Your task
Copy each line below in which the word "React" occurs.

Source data
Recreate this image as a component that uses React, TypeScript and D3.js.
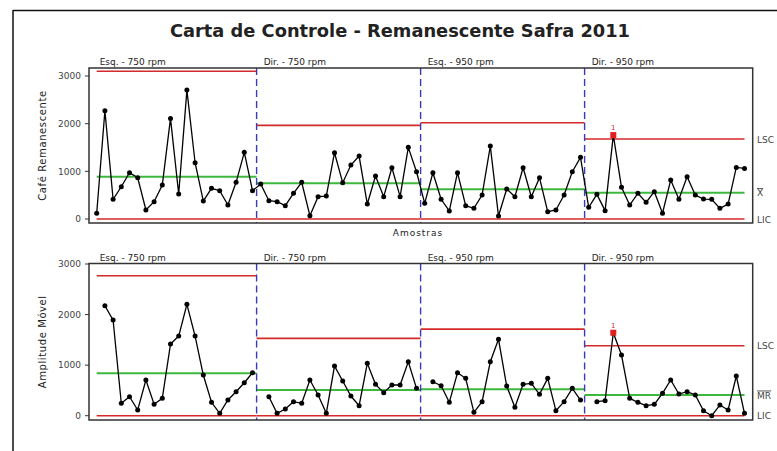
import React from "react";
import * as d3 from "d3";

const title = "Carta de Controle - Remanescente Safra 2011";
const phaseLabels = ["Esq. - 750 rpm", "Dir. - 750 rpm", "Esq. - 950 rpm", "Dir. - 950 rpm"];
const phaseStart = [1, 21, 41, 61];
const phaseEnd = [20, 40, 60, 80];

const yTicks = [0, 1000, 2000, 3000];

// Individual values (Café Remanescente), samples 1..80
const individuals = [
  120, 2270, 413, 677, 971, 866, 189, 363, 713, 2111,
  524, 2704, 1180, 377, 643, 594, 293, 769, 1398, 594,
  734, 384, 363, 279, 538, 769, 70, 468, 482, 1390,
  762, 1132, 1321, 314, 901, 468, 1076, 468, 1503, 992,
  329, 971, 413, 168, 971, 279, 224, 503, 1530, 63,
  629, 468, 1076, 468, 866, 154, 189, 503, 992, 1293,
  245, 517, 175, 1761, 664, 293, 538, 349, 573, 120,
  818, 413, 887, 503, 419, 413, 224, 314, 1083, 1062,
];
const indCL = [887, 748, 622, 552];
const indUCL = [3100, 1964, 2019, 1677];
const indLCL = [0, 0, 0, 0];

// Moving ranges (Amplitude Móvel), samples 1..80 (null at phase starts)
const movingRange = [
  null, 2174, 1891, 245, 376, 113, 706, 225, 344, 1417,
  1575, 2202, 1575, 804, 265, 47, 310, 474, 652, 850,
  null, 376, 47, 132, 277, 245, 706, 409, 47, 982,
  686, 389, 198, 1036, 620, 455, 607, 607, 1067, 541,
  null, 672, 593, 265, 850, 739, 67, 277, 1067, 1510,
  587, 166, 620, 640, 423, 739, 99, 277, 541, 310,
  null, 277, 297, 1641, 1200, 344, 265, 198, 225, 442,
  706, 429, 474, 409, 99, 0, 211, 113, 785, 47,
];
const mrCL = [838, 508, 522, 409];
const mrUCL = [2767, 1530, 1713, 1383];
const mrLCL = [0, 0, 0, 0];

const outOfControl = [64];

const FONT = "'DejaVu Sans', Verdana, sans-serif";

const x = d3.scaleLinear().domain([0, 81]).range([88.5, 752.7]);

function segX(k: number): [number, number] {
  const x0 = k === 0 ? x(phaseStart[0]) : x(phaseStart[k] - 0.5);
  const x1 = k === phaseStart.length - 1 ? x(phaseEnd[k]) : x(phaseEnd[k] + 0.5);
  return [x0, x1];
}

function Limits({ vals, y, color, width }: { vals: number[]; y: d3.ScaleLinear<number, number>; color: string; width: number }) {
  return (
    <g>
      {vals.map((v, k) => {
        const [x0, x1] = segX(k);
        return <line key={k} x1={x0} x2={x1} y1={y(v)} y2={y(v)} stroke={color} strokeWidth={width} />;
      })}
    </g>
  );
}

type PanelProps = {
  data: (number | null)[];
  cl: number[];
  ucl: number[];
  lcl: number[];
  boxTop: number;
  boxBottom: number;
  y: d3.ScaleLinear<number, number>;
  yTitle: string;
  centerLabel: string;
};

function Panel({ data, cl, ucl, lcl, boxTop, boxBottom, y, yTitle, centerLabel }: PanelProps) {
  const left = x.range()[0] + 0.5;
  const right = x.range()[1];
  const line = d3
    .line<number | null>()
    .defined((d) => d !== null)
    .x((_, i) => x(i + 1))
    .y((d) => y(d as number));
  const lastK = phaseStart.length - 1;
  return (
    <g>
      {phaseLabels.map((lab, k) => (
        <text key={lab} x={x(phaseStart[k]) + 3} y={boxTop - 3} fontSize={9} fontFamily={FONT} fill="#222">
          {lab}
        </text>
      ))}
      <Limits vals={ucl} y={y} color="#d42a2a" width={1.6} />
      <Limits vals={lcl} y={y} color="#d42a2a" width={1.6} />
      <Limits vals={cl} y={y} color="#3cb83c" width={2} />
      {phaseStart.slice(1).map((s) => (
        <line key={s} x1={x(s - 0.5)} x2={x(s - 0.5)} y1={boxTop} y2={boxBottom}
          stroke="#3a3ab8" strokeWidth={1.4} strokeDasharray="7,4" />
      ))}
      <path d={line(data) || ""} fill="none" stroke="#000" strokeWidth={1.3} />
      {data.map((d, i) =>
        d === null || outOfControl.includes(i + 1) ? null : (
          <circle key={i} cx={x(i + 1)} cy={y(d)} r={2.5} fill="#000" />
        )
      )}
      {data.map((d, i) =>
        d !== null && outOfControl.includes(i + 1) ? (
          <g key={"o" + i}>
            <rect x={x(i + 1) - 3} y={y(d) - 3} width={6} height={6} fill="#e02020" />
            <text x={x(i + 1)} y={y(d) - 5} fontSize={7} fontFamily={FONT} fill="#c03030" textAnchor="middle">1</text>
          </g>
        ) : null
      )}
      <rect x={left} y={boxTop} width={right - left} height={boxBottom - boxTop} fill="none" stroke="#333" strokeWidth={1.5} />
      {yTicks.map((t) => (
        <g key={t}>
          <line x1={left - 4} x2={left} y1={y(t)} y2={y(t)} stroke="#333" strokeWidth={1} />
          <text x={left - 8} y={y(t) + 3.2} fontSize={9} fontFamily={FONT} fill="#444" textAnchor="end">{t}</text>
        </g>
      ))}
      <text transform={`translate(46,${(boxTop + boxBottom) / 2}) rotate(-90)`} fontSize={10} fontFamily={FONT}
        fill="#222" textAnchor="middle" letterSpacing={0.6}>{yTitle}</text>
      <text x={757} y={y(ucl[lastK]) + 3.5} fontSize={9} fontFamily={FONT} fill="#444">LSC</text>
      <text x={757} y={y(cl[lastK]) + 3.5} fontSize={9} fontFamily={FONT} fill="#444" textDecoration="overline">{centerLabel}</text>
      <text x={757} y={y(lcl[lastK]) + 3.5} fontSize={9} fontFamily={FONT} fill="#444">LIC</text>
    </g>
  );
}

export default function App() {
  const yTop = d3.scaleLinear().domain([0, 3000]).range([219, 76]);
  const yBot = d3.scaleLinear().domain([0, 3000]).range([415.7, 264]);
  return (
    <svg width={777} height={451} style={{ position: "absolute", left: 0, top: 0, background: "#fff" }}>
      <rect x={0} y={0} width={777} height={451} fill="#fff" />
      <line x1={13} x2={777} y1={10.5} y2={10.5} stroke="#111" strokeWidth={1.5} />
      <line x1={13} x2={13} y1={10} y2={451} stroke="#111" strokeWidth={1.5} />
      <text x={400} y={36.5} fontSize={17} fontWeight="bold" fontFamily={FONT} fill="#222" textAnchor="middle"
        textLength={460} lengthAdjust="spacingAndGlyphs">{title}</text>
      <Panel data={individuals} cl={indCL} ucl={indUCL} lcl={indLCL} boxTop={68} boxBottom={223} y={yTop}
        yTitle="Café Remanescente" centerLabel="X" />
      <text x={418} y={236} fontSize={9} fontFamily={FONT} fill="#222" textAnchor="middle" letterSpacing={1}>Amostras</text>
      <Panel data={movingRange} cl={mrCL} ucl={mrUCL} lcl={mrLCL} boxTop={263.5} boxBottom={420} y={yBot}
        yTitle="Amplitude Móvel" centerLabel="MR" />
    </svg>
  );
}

Task response
Recreate this image as a component that uses React, TypeScript and D3.js.
import React from "react";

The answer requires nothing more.